Je pose le disque de l’Idiot sur la platine. Ou bien un Charles Mingus.
Je roule une cigarette de tabac pur.
Je ferme toutes les lumières sauf une. Mais loin, dans un coin, derrière. Comme une voiture qui gravit une colline mais juste au début, là où les phares pourtant puissants éclairent en vain la nuit – qui ne se laisse pas prendre.
Ce peut aussi bien être une pointe d’encens. (Comme nos maisons sont pleines d’armes.)
Une guitare a toujours voulu crier plus fort.
Qu’un saxophone aussi. Salope.
Une page d’écriture qui passe sur les sillons de vinyle. Qui fait ça encore ? La différence du son entre les disques noirs et les disques d’argent est flagrante. Certes, mais il faut tenir compte des amplificateurs et des baffles de l’époque. On avait l’impression d’un son chaud, c’était simplement un son de carton, du carton dont on faisait encore notre adolescence ou notre fin d’enfance (moi je me rappelle Dark side of the moon, j’étais en Cinquième). Avec les disques d’argent, on avait grandi. C’est tout. Le son des noirs n’était pas meilleurs ; il était par essence voué à la nostalgie. Don en une espèce d’idéologie renversée. Les disques étaient les Bibles, les mecs dedans des messies. Comme j’ai pu aduler – littéralement – un mec comme Kurt Cobain, et encore j’étais déjà vieilli – déjà l’amour était passé par là pour tout foutre en l’air. Mais ceux qui galvanisaient les foules, pas tant les virtuoses ou les techniciens, ou les clinquants, mais vraiment ceux qui, tel Hitler, portaient un public – genre Bob Geldof dans The wall : Hendrix, oui, mais Country Joe gueulant « Fuck » à Woodstock, Keith qui matraque un jeune qui monte sur scène avec sa guitare encore branchée puis la rechausse et rejoue – stoppant net le larsen, ou telle image de Dylan, de Steppenwolf, de Neil Young (l’avant-scène de la tournée Rust Never Sleeps), ou Janis Joplin, Sly Stone, Prince ou Otis Redding (je parle là des Noirs).
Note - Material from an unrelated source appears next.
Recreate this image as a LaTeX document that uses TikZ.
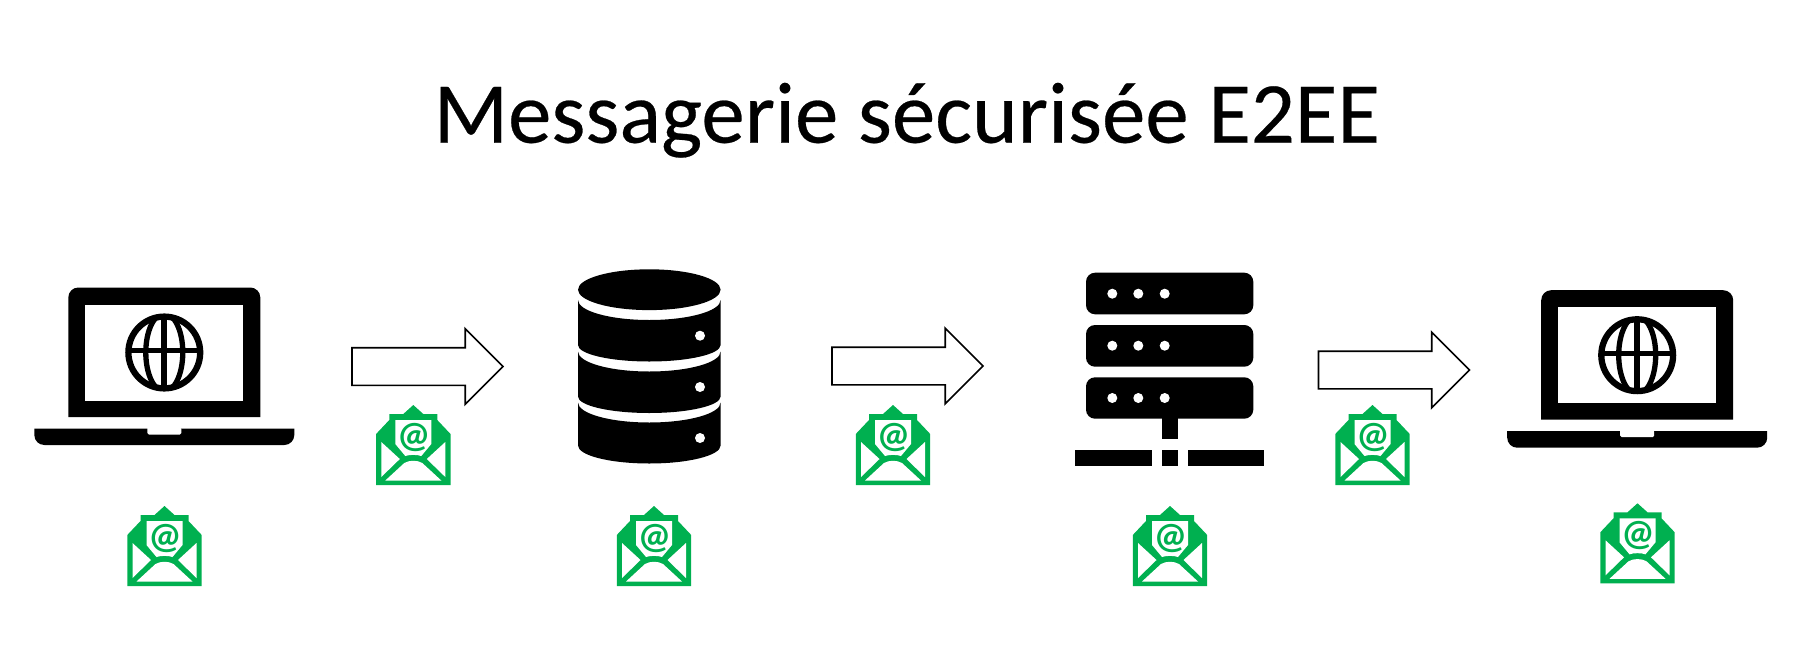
\documentclass[tikz,border=0pt]{standalone}
\usepackage{fontspec}
\setmainfont{Carlito}
\newfontfamily\titlefont[FakeBold=0.3]{Carlito}
\usepackage{tikz}
\usetikzlibrary{shapes, calc}
\definecolor{mailgreen}{HTML}{00B050}

\tikzset{
	mailicon/.pic={
		\fill[mailgreen] (0,0) -- (10,9) -- (24,9) -- (24,15) -- (37.2,29) -- (37.2,80) -- (-37.2,80) -- (-37.2,29) -- (-24,15) -- (-24,9) -- (-10,9) -- cycle;
		\fill[white] (-18,15) -- (18,15) -- (18,39) -- (8,51) .. controls (4,49.5) and (-4,49.5) .. (-8,51) -- (-18,39) -- cycle;
		\fill[white] (-32,37) -- (-32,72) -- (-13.5,54) -- cycle;
		\fill[white] (32,37) -- (32,72) -- (13.5,54) -- cycle;
		\fill[white] (-28,75.5) -- (-9,58) .. controls (-4,55) and (4,55) .. (9,58) -- (28,75.5) -- cycle;
		\node[text=mailgreen, font=\bfseries\fontsize{37}{37}\selectfont, inner sep=0] (-at) at (0.5,32.5) {@};
	},
	laptopicon/.pic={
		\fill[black] (-96,64.5) -- (-96,-55) arc [start angle=180, end angle=270, radius=10] -- (86,-65) arc [start angle=270, end angle=360, radius=10] -- (96,64.5) -- cycle;
		\fill[white] (-79,-48) rectangle (79,48);
		\fill[black] (-130,76) -- (-130,82.5) arc [start angle=180, end angle=90, radius=10] -- (120,92.5) arc [start angle=90, end angle=0, radius=10] -- (130,76) -- cycle;
		\fill[white, rounded corners=1.5pt] (-17,75) -- (-17,82) -- (17,82) -- (17,75) [sharp corners] -- cycle;
		\begin{scope}
			\clip (0,0) circle [radius=37];
			\draw[line width=5.3pt] (0,0) ellipse [x radius=18.5, y radius=39];
		\end{scope}
		\draw[line width=6.3pt] (0,0) circle [radius=35.9];
		\draw[line width=5.3pt] (-37,-2) -- (37,-2);
		\draw[line width=5.7pt] (0,-37) -- (0,37);
	}
}

\begin{document}
\begin{tikzpicture}[x=1pt, y=-1pt]
	\tikzstyle{boxarrow}=[
	draw,
	single arrow,
	line width=1.7pt,
	minimum height=151pt,
	inner xsep=0pt,
	inner ysep=18pt,
	single arrow head extend=19pt,
	outer sep=0pt,
	anchor=tail
	]
	\tikzstyle{rack}=[
	fill=black,
	rounded corners=9pt
	]
	\tikzstyle{led}=[
	fill=white
	]
	\useasboundingbox (0,0) rectangle (1816,664);
	\node[anchor=base west, inner sep=0pt, font=\titlefont\fontsize{87}{90}\selectfont] (title) at (433.5,142.7) {Messagerie sécurisée E2EE};

	\pic (laptopA) at (164.3,352.5) {laptopicon};
	\pic (laptopB) at (1637.2,355.2) {laptopicon};

	% database
	\fill (649.3,289.7) ellipse [x radius=71.3, y radius=20.4];
	\fill (578,300) arc [start angle=180, end angle=0, x radius=71.3, y radius=20] -- (720.6,345) arc [start angle=0, end angle=180, x radius=71.3, y radius=16.5] -- cycle;
	\fill (578,351.5) arc [start angle=180, end angle=0, x radius=71.3, y radius=20] -- (720.6,396.5) arc [start angle=0, end angle=180, x radius=71.3, y radius=16.5] -- cycle;
	\fill (578,402.5) arc [start angle=180, end angle=0, x radius=71.3, y radius=20] -- (720.6,445.5) arc [start angle=0, end angle=180, x radius=71.3, y radius=18] -- cycle;
	\fill[led] (700,335.7) circle [radius=5];
	\fill[led] (700,387) circle [radius=5];
	\fill[led] (700,438) circle [radius=5];

	% server
	\fill[rack] (1086,272.7) rectangle (1253.3,314.3);
	\fill[rack] (1086,325) rectangle (1253.3,366.7);
	\fill[rack] (1086,377.3) rectangle (1253.3,418.7);
	\fill[led] (1112.3,293.7) circle [radius=5];
	\fill[led] (1138.3,293.7) circle [radius=5];
	\fill[led] (1164.7,293.7) circle [radius=5];
	\fill[led] (1112.3,345.7) circle [radius=5];
	\fill[led] (1138.3,345.7) circle [radius=5];
	\fill[led] (1164.7,345.7) circle [radius=5];
	\fill[led] (1112.3,398) circle [radius=5];
	\fill[led] (1138.3,398) circle [radius=5];
	\fill[led] (1164.7,398) circle [radius=5];
	\fill (1162,415) rectangle (1178,439.3);
	\fill (1075.3,450) rectangle (1151.7,466);
	\fill (1162,450) rectangle (1178,466);
	\fill (1188.3,450) rectangle (1264.3,466);

	\node[boxarrow] (arrowA) at (352,366.5) {};
	\node[boxarrow] (arrowB) at (832,366) {};
	\node[boxarrow] (arrowC) at (1318.5,370) {};

	\pic (mailA) at (164.5,506) {mailicon};
	\pic (mailB) at (413.3,405) {mailicon};
	\pic (mailC) at (654,506) {mailicon};
	\pic (mailD) at (893,405) {mailicon};
	\pic (mailE) at (1170,506) {mailicon};
	\pic (mailF) at (1372.5,405) {mailicon};
	\pic (mailG) at (1637.5,503.3) {mailicon};
\end{tikzpicture}
\end{document}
C’était le son des disques noirs, c’était ce que nos oreilles voulaient entendre. Le son n’était pas meilleur, plus chaud. Les disques étaient rayés, il n’y avait aucune basse, c’était sec, comme le sable. Ça manquait d’eau.
C’est peut-être pour ça que les mp3 nous font croire encore jeunes, fébriles à leur recherche, fébrile à leur endroit.